Why connect Zapier with Billed

Connect to 6,000+ Apps

If a tool you use has a Zapier app — Slack, Google Sheets, HubSpot, Trello, Airtable, Mailchimp, and thousands more — you can wire it to your invoicing without waiting for a native integration.

At a glance

Manual task Time per occurrence With a Zap
Re-type new client into invoicing 2-4 minutes each Created automatically from CRM/form
Tell the team an invoice was paid 1-2 minutes each Slack message fires instantly
Update accountant's spreadsheet 5-10 minutes weekly Row added on every payment
Create follow-up task for overdue invoice 2-3 minutes each Task/card created automatically

How we picked the starter automations. We ranked candidate Zaps by frequency-times-friction: how often a task happens multiplied by how many manual steps it takes.
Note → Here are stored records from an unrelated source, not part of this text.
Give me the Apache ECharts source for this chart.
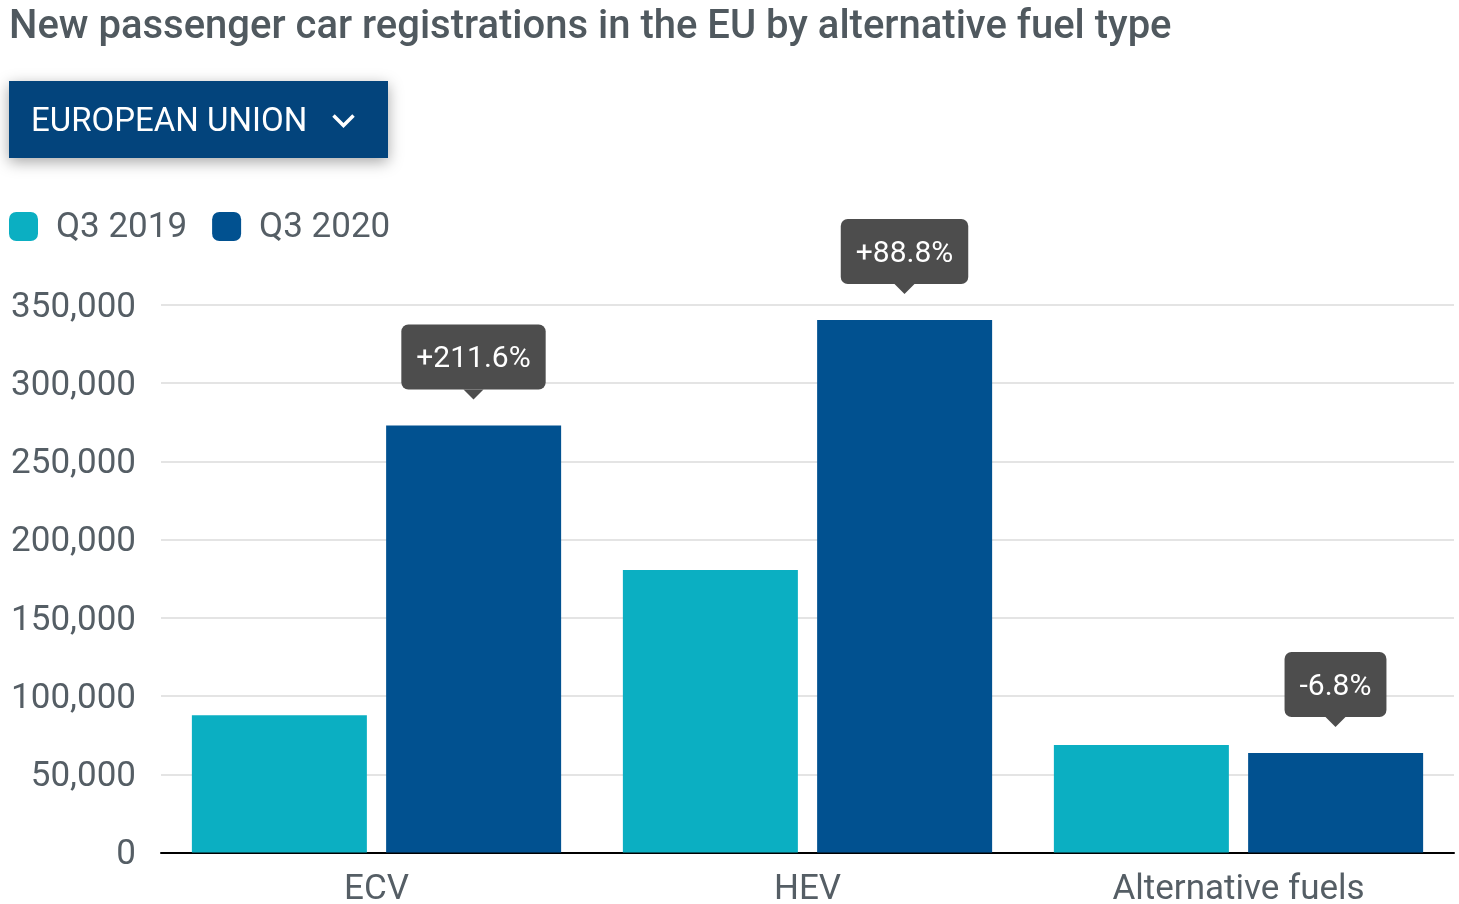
<!DOCTYPE html>
<html><head><meta charset="utf-8">
<style>html,body{margin:0;padding:0;background:#fff}#c{width:1459px;height:904px}</style>
<script src="https://cdn.jsdelivr.net/npm/echarts@6/dist/echarts.min.js"></script>
</head><body><div id="c"></div>
<script>
const categories = ['ECV','HEV','Alternative fuels'];
const q32019 = [87700,180600,68700];
const q32020 = [273000,340400,63600];
const changes = ['+211.6%','+88.8%','-6.8%'];
const font='Roboto', grey='#555e65';
const chart=echarts.init(document.getElementById('c'),null,{renderer:'canvas'});
chart.setOption({
 animation:false,
 textStyle:{fontFamily:font},
 title:{text:'New passenger car registrations in the EU by alternative fuel type',left:9,top:8,padding:0,
  textStyle:{fontFamily:font,fontSize:40,fontWeight:500,color:'#50595f'}},
 legend:{left:9,top:211,padding:0,itemWidth:29,itemHeight:29,itemGap:25,icon:'roundRect',data:['Q3 2019','Q3 2020'],
  formatter:n=>'{a|'+n+'}',
  textStyle:{fontFamily:font,fontSize:35,color:grey,
   rich:{a:{fontFamily:font,fontSize:35,color:grey,padding:[4,0,0,13]}}}},
 grid:{left:161,right:5,top:305,bottom:51.5,outerBoundsMode:'none'},
 xAxis:{type:'category',data:categories,axisTick:{show:false},
  axisLine:{lineStyle:{color:'#000',width:2}},
  axisLabel:{fontFamily:font,fontSize:35,color:grey,margin:20}},
 yAxis:{type:'value',min:0,max:350000,interval:50000,axisLine:{show:false},axisTick:{show:false},
  splitLine:{lineStyle:{color:'#e4e4e4',width:2}},
  axisLabel:{fontFamily:font,fontSize:35,color:grey,margin:25,
   formatter:v=>'{a|'+v.toLocaleString('en-US')+'}',
   rich:{a:{fontFamily:font,fontSize:35,color:grey,padding:[6,0,0,0]}}}},
 graphic:[
  {type:'rect',left:9,top:81,shape:{width:379,height:77},
   style:{fill:'#03447c',shadowBlur:14,shadowColor:'rgba(0,0,0,0.35)',shadowOffsetY:4}},
  {type:'text',left:31,top:106,style:{text:'EUROPEAN UNION',fontFamily:font,fontSize:33,fill:'#fff'}},
  {type:'polyline',left:331,top:113,shape:{points:[[0,0],[10,10],[20,0]]},
   style:{stroke:'#fff',lineWidth:3.5,fill:null}}
 ],
 series:[
  {name:'Q3 2019',type:'bar',data:q32019,barWidth:175,barGap:'11%',itemStyle:{color:'#0bafc2'}},
  {name:'Q3 2020',type:'bar',data:q32020,barWidth:175,barGap:'11%',itemStyle:{color:'#015190'}},
  {name:'change',type:'custom',clip:false,z:10,
   data:q32020.map((v,i)=>[i,v,changes[i]]),encode:{x:0,y:1},
   renderItem(params,api){
     const p=api.coord([api.value(0),api.value(1)]);
     const x=p[0]+97, tip=p[1]-26, base=tip-10;
     return {type:'group',children:[
      {type:'polygon',shape:{points:[[x-10,base],[x+10,base],[x,tip]]},style:{fill:'#4d4d4d'}},
      {type:'text',x:x,y:base,style:{text:changes[params.dataIndex],fontFamily:font,fontSize:30,fill:'#fff',
        align:'center',verticalAlign:'bottom',backgroundColor:'#4d4d4d',borderRadius:7,padding:[20,15,15,15]}}
     ]};
   }}
 ]
});
</script></body></html>
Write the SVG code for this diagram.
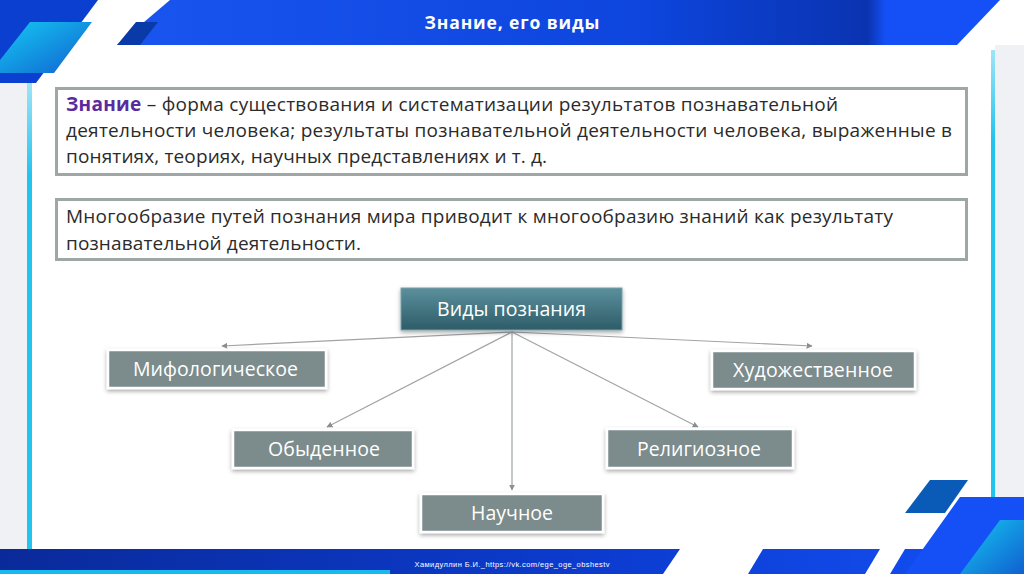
<svg xmlns="http://www.w3.org/2000/svg" width="1024" height="574" viewBox="0 0 1024 574">
<defs>
<style>
.t{font-family:"Open Sans","Noto Sans","DejaVu Sans",sans-serif;font-size:19px;fill:#2b2b2b}
.nt{font-family:"Open Sans","Noto Sans","DejaVu Sans",sans-serif;font-size:19.5px;fill:#ffffff;text-anchor:middle}
.node{fill:#7b8b8c;stroke:#ffffff;stroke-width:2.5}
.box{fill:#ffffff;stroke:#9ea6a6;stroke-width:3}
.conn{stroke:#a0a4a6;stroke-width:1.2;fill:none;marker-end:url(#ah)}
</style>
<marker id="ah" viewBox="0 0 10 10" refX="9" refY="5" markerWidth="6" markerHeight="6" orient="auto" markerUnits="userSpaceOnUse">
<path d="M0,0 L10,5 L0,10 z" fill="#8a8e90"/>
</marker>
<filter id="sh" x="-10%" y="-20%" width="120%" height="150%">
<feDropShadow dx="0" dy="2" stdDeviation="2" flood-color="#000" flood-opacity="0.35"/>
</filter>
<linearGradient id="hdr" x1="0" y1="0" x2="1" y2="0">
<stop offset="0" stop-color="#1a55f0"/>
<stop offset="0.6" stop-color="#0d45dd"/>
<stop offset="0.85" stop-color="#0a33b0"/>
<stop offset="0.87" stop-color="#1450f5"/>
<stop offset="1" stop-color="#1450f5"/>
</linearGradient>
<linearGradient id="cyan" x1="0" y1="0" x2="1" y2="1">
<stop offset="0" stop-color="#15c8f2"/>
<stop offset="1" stop-color="#1060d0"/>
</linearGradient>
<linearGradient id="ftr" x1="0" y1="0" x2="1" y2="0">
<stop offset="0" stop-color="#0a2a9a"/>
<stop offset="0.6" stop-color="#0c3cd0"/>
<stop offset="1" stop-color="#1450f5"/>
</linearGradient>
<linearGradient id="teal" x1="0" y1="0" x2="0" y2="1">
<stop offset="0" stop-color="#5a909c"/>
<stop offset="1" stop-color="#2e5c68"/>
</linearGradient>
<linearGradient id="vline" x1="0" y1="0" x2="0" y2="1">
<stop offset="0" stop-color="#9fe4f7"/>
<stop offset="0.2" stop-color="#22c3ee"/>
<stop offset="1" stop-color="#22c3ee"/>
</linearGradient>
</defs>

<!-- background -->
<rect x="0" y="0" width="1024" height="574" fill="#ffffff"/>
<rect x="0" y="83" width="28" height="466" fill="#f0f1f4"/>
<rect x="995" y="45" width="29" height="460" fill="#f0f1f4"/>
<rect x="27" y="83" width="5" height="466" fill="url(#vline)"/>
<rect x="991" y="50" width="4" height="450" fill="url(#vline)"/>

<!-- top decoration -->
<polygon points="0,0 98,0 36,83 0,83" fill="#0b3fd0"/>
<polygon points="30,22 92,22 54,73 0,73 0,60" fill="url(#cyan)"/>
<polygon points="170,0 1000,0 957,45 117,45" fill="url(#hdr)"/>
<polygon points="136,22 158,22 140,45 117,45" fill="#0a3aa8"/>
<text x="512" y="29" font-family="'Open Sans','Noto Sans','DejaVu Sans',sans-serif" font-size="17.5" font-weight="bold" fill="#ffffff" text-anchor="middle" textLength="175">Знание, его виды</text>

<!-- bottom decoration -->
<polygon points="0,549 1024,549 1024,574 0,574" fill="url(#ftr)"/>
<rect x="0" y="570" width="390" height="4" fill="#19b8ee"/>
<polygon points="680,549 763,549 748,574 663,574" fill="#ffffff"/>
<polygon points="880,549 905,549 890,574 865,574" fill="#ffffff"/>
<polygon points="960,497 1024,497 1024,574 905,574" fill="#1450f5"/>
<polygon points="1000,520 1024,520 1024,574 960,574" fill="url(#cyan)"/>
<polygon points="930,480 968,480 945,513 905,513" fill="#0a5ab8"/>
<text x="512" y="567" font-family="'Liberation Sans',Arial,sans-serif" font-size="7.5" fill="#ffffff" text-anchor="middle" textLength="195">Хамидуллин Б.И._https://vk.com/ege_oge_obshestv</text>

<!-- definition boxes -->
<g id="definition">
<rect class="box" x="56.5" y="88.5" width="910" height="86"/>
<text class="t" x="66" y="111" textLength="772"><tspan font-weight="bold" fill="#5a2a9e">Знание</tspan> – форма существования и систематизации результатов познавательной</text>
<text class="t" x="66" y="137" textLength="886">деятельности человека; результаты познавательной деятельности человека, выраженные в</text>
<text class="t" x="66" y="163" textLength="481">понятиях, теориях, научных представлениях и т. д.</text>
</g>
<g id="diversity">
<rect class="box" x="56.5" y="199.5" width="910" height="60"/>
<text class="t" x="66" y="223" textLength="827">Многообразие путей познания мира приводит к многообразию знаний как результату</text>
<text class="t" x="66" y="250" textLength="295">познавательной деятельности.</text>
</g>

<!-- connectors -->
<g id="connectors">
<line class="conn" x1="512" y1="332" x2="222" y2="346"/>
<line class="conn" x1="512" y1="332" x2="812" y2="346"/>
<line class="conn" x1="512" y1="332" x2="327" y2="427"/>
<line class="conn" x1="512" y1="332" x2="698" y2="427"/>
<line class="conn" x1="512" y1="332" x2="512" y2="490"/>
</g>

<!-- nodes -->
<g id="vidy">
<rect x="401" y="288" width="221" height="42" fill="url(#teal)" stroke="#7aa0a8" stroke-width="1" filter="url(#sh)"/>
<text class="nt" x="511.5" y="316" fill="#eef4f4" textLength="149">Виды познания</text>
</g>
<g id="mif">
<rect class="node" x="108" y="350" width="218" height="38" filter="url(#sh)"/>
<text class="nt" x="215.5" y="376" textLength="165">Мифологическое</text>
</g>
<g id="hud">
<rect class="node" x="712" y="351" width="203" height="38" filter="url(#sh)"/>
<text class="nt" x="813" y="377" textLength="160">Художественное</text>
</g>
<g id="obyd">
<rect class="node" x="233" y="430" width="180" height="38" filter="url(#sh)"/>
<text class="nt" x="324" y="456" textLength="112">Обыденное</text>
</g>
<g id="relig">
<rect class="node" x="607" y="429" width="186" height="39" filter="url(#sh)"/>
<text class="nt" x="699" y="456" textLength="124">Религиозное</text>
</g>
<g id="nauch">
<rect class="node" x="421" y="494" width="182" height="38" filter="url(#sh)"/>
<text class="nt" x="512" y="520" textLength="82">Научное</text>
</g>
</svg>
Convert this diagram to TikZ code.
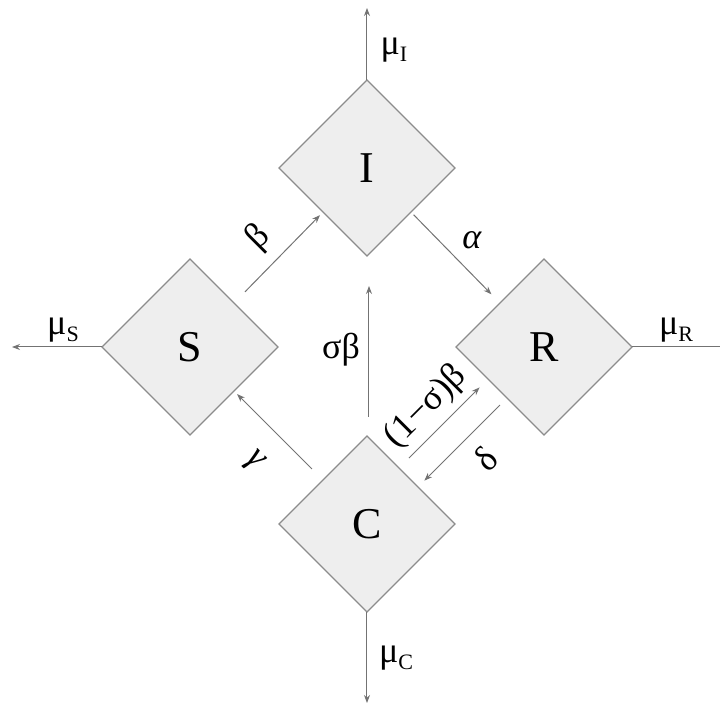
\documentclass[tikz,border=0pt]{standalone}
\usepackage{fontspec}
\setmainfont{Liberation Serif}
\usetikzlibrary{shapes.geometric, arrows.meta, calc}
\definecolor{boxfill}{RGB}{238, 238, 238}
\definecolor{boxline}{RGB}{140, 140, 140}
\definecolor{flowgray}{RGB}{115, 115, 115}
\newcommand{\lowsub}[1]{\raisebox{-0.45ex}{\fontsize{11}{13}\selectfont #1}}
\tikzset{
    compartment/.style={
        diamond, minimum width=88pt, minimum height=88pt, inner sep=0pt, outer sep=0pt,
        draw=boxline, fill=boxfill, line width=0.6pt, font=\fontsize{22}{26}\selectfont
    },
    flow/.style={-{Stealth[length=4pt, width=3pt]}, line width=0.5pt, color=flowgray},
    flowline/.style={line width=0.5pt, color=flowgray},
    rate/.style={font=\fontsize{18}{21}\selectfont, inner sep=0pt},
}

\begin{document}
\begin{tikzpicture}[x=0.5pt, y=-0.5pt]
    \useasboundingbox (0,0) rectangle (720,706);

    \node[compartment] (I) at (367,168) {I};
    \node[compartment] (S) at (190,347) {S};
    \node[compartment] (R) at (544,347) {R};
    \node[compartment] (C) at (367,524) {C};

    \coordinate (outI) at (367,8);
    \coordinate (outS) at (12,347);
    \coordinate (outR) at (720,347);
    \coordinate (outC) at (367,703);

    \draw[flow] (I) -- (outI);
    \draw[flow] (S) -- (outS);
    \draw[flowline] (R) -- (outR);
    \draw[flow] (C) -- (outC);

    \draw[flow, shorten <=5pt, shorten >=5pt] ([shift={(4,-4)}]S.north east) -- ([shift={(4,-4)}]I.south west);
    \draw[flow, shorten <=4pt, shorten >=4pt] ([shift={(-3,-3)}]I.south east) -- ([shift={(-3,-3)}]R.north west);
    \draw[flow, shorten <=5pt, shorten >=5pt] ([shift={(-4,-4)}]C.north west) -- ([shift={(-4,-4)}]S.south east);
    \draw[flow, shorten <=9.5pt, shorten >=15pt] ([xshift=1]C.north) -- ([xshift=1]I.south);
    \draw[flow, shorten <=7pt, shorten >=6pt] ([shift={(-12,-12)}]C.north east) -- ([shift={(-12,-12)}]R.south west);
    \draw[flow, shorten <=5pt, shorten >=4.5pt] ([shift={(7,7)}]R.south west) -- ([shift={(7,7)}]C.north east);

    \node[rate] (muI) at (394,50) {μ\lowsub{I}};
    \node[rate] (muS) at (63,330) {μ\lowsub{S}};
    \node[rate] (muR) at (676,330) {μ\lowsub{R}};
    \node[rate] (muC) at (396,658) {μ\lowsub{C}};

    \node[rate, rotate=45] (beta) at (259,238) {β};
    \node[rate] (alpha) at (472,240) {\textit{α}};
    \node[rate, rotate=-45] (gamma) at (254,462) {\textit{γ}};
    \node[rate] (sigbeta) at (341,350) {σβ};
    \node[rate, rotate=45] (restbeta) at (426,407) {(1−σ)β};
    \node[rate, rotate=45] (delta) at (486,459) {δ};
\end{tikzpicture}
\end{document}
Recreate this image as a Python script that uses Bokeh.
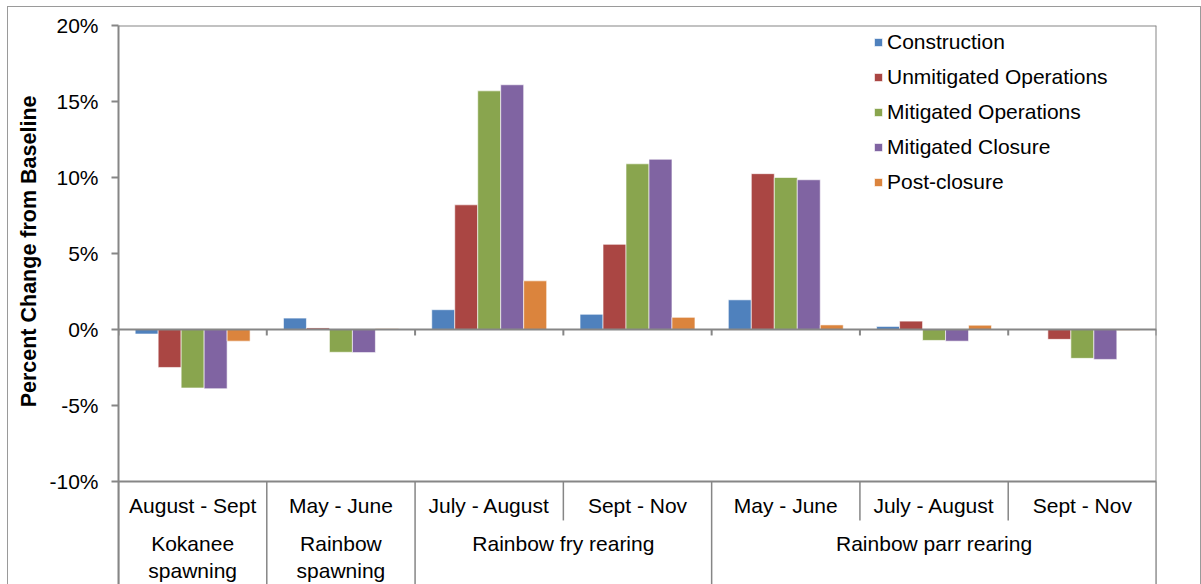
from bokeh.plotting import figure
from bokeh.models import (Range1d, FixedTicker, PrintfTickFormatter, Span, Legend,
                          LegendItem, ColumnDataSource, Title)
from bokeh.core.properties import value
from bokeh.embed import file_html
from bokeh.resources import INLINE

# ---------------- data ----------------
months = ["August - Sept", "May - June", "July - August", "Sept - Nov",
          "May - June", "July - August", "Sept - Nov"]
groups = ["Kokanee\nspawning", "Rainbow\nspawning", "Rainbow fry rearing", "Rainbow parr rearing"]
group_sizes = [1, 1, 2, 3]

series_names = ["Construction", "Unmitigated Operations", "Mitigated Operations",
                "Mitigated Closure", "Post-closure"]
construction = [-0.3, 0.75, 1.3, 1.0, 1.95, 0.2, 0.0]
unmitigated_ops = [-2.5, 0.1, 8.2, 5.6, 10.25, 0.55, -0.65]
mitigated_ops = [-3.85, -1.5, 15.7, 10.9, 10.0, -0.72, -1.9]
mitigated_closure = [-3.9, -1.52, 16.1, 11.2, 9.85, -0.77, -1.97]
post_closure = [-0.77, 0.05, 3.2, 0.8, 0.3, 0.28, -0.05]
series_values = [construction, unmitigated_ops, mitigated_ops, mitigated_closure, post_closure]
colors = ["#4F81BD", "#AA4643", "#89A54E", "#8064A2", "#DB843D"]

y_ticks = [-10, -5, 0, 5, 10, 15, 20]
y_title = "Percent Change from Baseline"

# ---------------- style ----------------
FONT = "Liberation Sans"
AXIS_GRAY = "#868686"
FS = "21px"
PX_PER_UNIT = 15.2

n = len(months)
p = figure(width=1192, height=577, output_backend="svg", toolbar_location=None,
           x_range=Range1d(0, n), y_range=Range1d(-16.78, 20),
           x_axis_location=None, min_border_left=109, min_border_right=44,
           min_border_top=18, min_border_bottom=0)
p.styles = {"position": "relative", "left": "8px", "top": "7px",
            "outline": "1px solid #9a9a9a"}
p.grid.visible = False
p.outline_line_color = None

ax = p.yaxis[0]
ax.ticker = FixedTicker(ticks=y_ticks)
ax.formatter = PrintfTickFormatter(format="%d%%")
ax.minor_tick_line_color = None
ax.major_tick_in = 0
ax.major_tick_out = 7
ax.major_tick_line_color = AXIS_GRAY
ax.major_tick_line_width = 2
ax.axis_line_color = AXIS_GRAY
ax.axis_line_width = 2
ax.major_label_text_font = FONT
ax.major_label_text_font_size = FS
ax.major_label_text_color = "black"
ax.major_label_standoff = 13

# vertical axis title, placed along the value range (top part of the frame)
p.add_layout(Title(text=y_title, align="right", offset=70, standoff=12,
                   text_font=FONT, text_font_size="21.5px", text_font_style="bold",
                   text_color="black"), "left")

# plot-area border (top and right)
p.add_layout(Span(location=y_ticks[-1], dimension="width", line_color=AXIS_GRAY, line_width=2))
p.add_layout(Span(location=n, dimension="height", line_color=AXIS_GRAY, line_width=2))

# ---------------- bars ----------------
bar_w = 0.155
renderers = []
for j, (name, vals, col) in enumerate(zip(series_names, series_values, colors)):
    xs = [i + 0.5 + (j - 2) * bar_w for i in range(n)]
    src = ColumnDataSource(dict(x=xs, top=vals))
    r = p.vbar(x="x", top="top", bottom=0, width=bar_w, source=src,
               fill_color=col, line_color="white", line_alpha=0.6, line_width=1)
    renderers.append(r)

# zero line and ticks at category boundaries
p.add_layout(Span(location=0, dimension="width", line_color=AXIS_GRAY, line_width=2))
bounds = list(range(n + 1))
tick_len = 6 / PX_PER_UNIT
p.segment(x0=bounds, x1=bounds, y0=[0] * len(bounds), y1=[-tick_len] * len(bounds),
          line_color=AXIS_GRAY, line_width=2)

# label table below the plot
y_low = y_ticks[0]
p.add_layout(Span(location=y_low, dimension="width", line_color=AXIS_GRAY, line_width=2))
group_edges = [0]
for s in group_sizes:
    group_edges.append(group_edges[-1] + s)
month_only = [b for b in bounds if b not in group_edges]
p.segment(x0=group_edges, x1=group_edges, y0=[y_low] * len(group_edges),
          y1=[p.y_range.start] * len(group_edges), line_color=AXIS_GRAY, line_width=1.5)
month_div_end = y_low - 39 / PX_PER_UNIT
p.segment(x0=month_only, x1=month_only, y0=[y_low] * len(month_only),
          y1=[month_div_end] * len(month_only), line_color=AXIS_GRAY, line_width=1.5)

month_row = y_low - 24 / PX_PER_UNIT
p.text(x=[i + 0.5 for i in range(n)], y=[month_row] * n, text=months,
       text_font=value(FONT), text_font_size=FS, text_align="center",
       text_baseline="middle", text_color="black")

group_row_top = y_low - 51 / PX_PER_UNIT
gx = [(group_edges[k] + group_edges[k + 1]) / 2 for k in range(len(groups))]
p.text(x=gx, y=[group_row_top] * len(groups), text=groups,
       text_font=value(FONT), text_font_size=FS, text_align="center",
       text_baseline="top", text_color="black", text_line_height=1.15)

# ---------------- legend ----------------
legend = Legend(items=[LegendItem(label=nm, renderers=[r]) for nm, r in zip(series_names, renderers)],
                location=(755, 390), padding=0, margin=0, spacing=10,
                glyph_width=10, glyph_height=10, label_height=25, label_standoff=4,
                label_text_font=FONT, label_text_font_size=FS, label_text_color="black",
                border_line_color=None, background_fill_alpha=0)
p.add_layout(legend)

open("out.html", "w").write(file_html(p, INLINE))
Re-typing a new client (2-4 minutes, several times a week) and updating an accountant's spreadsheet (5-10 minutes, weekly) scored highest, which is why they top the recommended list. Low-frequency or one-off tasks scored poorly and are not worth a Zap. Task-run pricing and trigger latency vary by Zapier plan and change over time, so confirm current limits on zapier.com before building high-volume workflows.

When this isn't for you

If your automation needs are simple and contained within Billed — recurring invoices, automated payment reminders, estimate-to-invoice conversion — you may not need Zapier at all, since Billed handles those natively without a third-party tool or extra subscription. Zapier also adds its own cost above a certain volume of tasks, so very high-frequency automations (tens of thousands of runs a month) can get expensive; at that scale a direct API integration is usually cheaper. Zapier earns its place when you need to connect Billed to apps it does not natively integrate with and the volume is moderate.